Lesson: When God went to work to stretch
Gideon's faith, knowing full well that this process needed to be tempered with
encouragement that God would truly miraculously equip Gideon to succeed, God
also richly encouraged him that He would give him victory to where Gideon could
begin to gain the victory over the enemy.
Application: (1) May we trust in Christ for
salvation, John 3:16. (2) As God
stretches our faith necessary in our era of great spiritual need for Him to use
us effectively, may we rely on Him for signals of encouragement that He will
really supernaturally help us succeed in His assignment.
Conclusion: (To illustrate the message . . .)

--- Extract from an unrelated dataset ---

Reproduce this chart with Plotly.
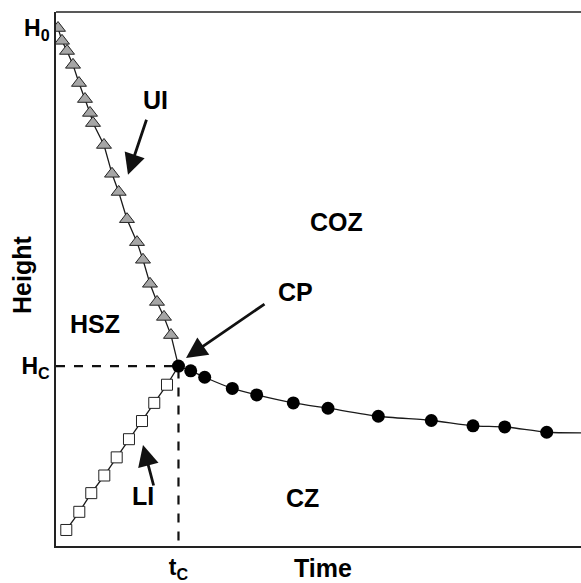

In our sermon introduction, we noted how attacks by Muslims on Jews in Israel has come from a false rumor that Israel was getting ready to allow Jews to pray at the temple site, for Muslims hold that they were the first to have anything to do with the site with the rise of Muhammad around A. D. 600, the cause behind all this furor.
However, we have received a great bit of encouragement amid all this error: recently, "(a) 10-year-old Russian boy . . . (w)orking as a volunteer in the Temple Mount Sifting Project" of illegally excavated earth and rock, in sifting through some of the debris "found a 3,000-year-old seal -- engraved limestone about the size of a thimble, with a hole at one end so it could be hung from a string" that dates "from the time of King David." (Ibid., Auerbach) This "seal confirms the ancient Jewish presence in Jerusalem -- more than a millennium before the Muslim Dome of the Rock was built above the ruins of the ancient temples," Ibid. The Jews "now . . . have a 10-year-old boy to thank for providing them with a three-millennia-old artifact that refutes modern propaganda designed to rewrite history," Ibid.
So, amid all the current hype about the Temple Mount, God has arranged for a find to validate our Bible's historical record of that site, supporting the truth of His Word against all false propaganda to the contrary.
May we trust in Christ for salvation. As believers, may we then look to the Lord
not only to stretch our faith to make us useful to Him, but also then encourage
us in the process that He will actually make us succeed!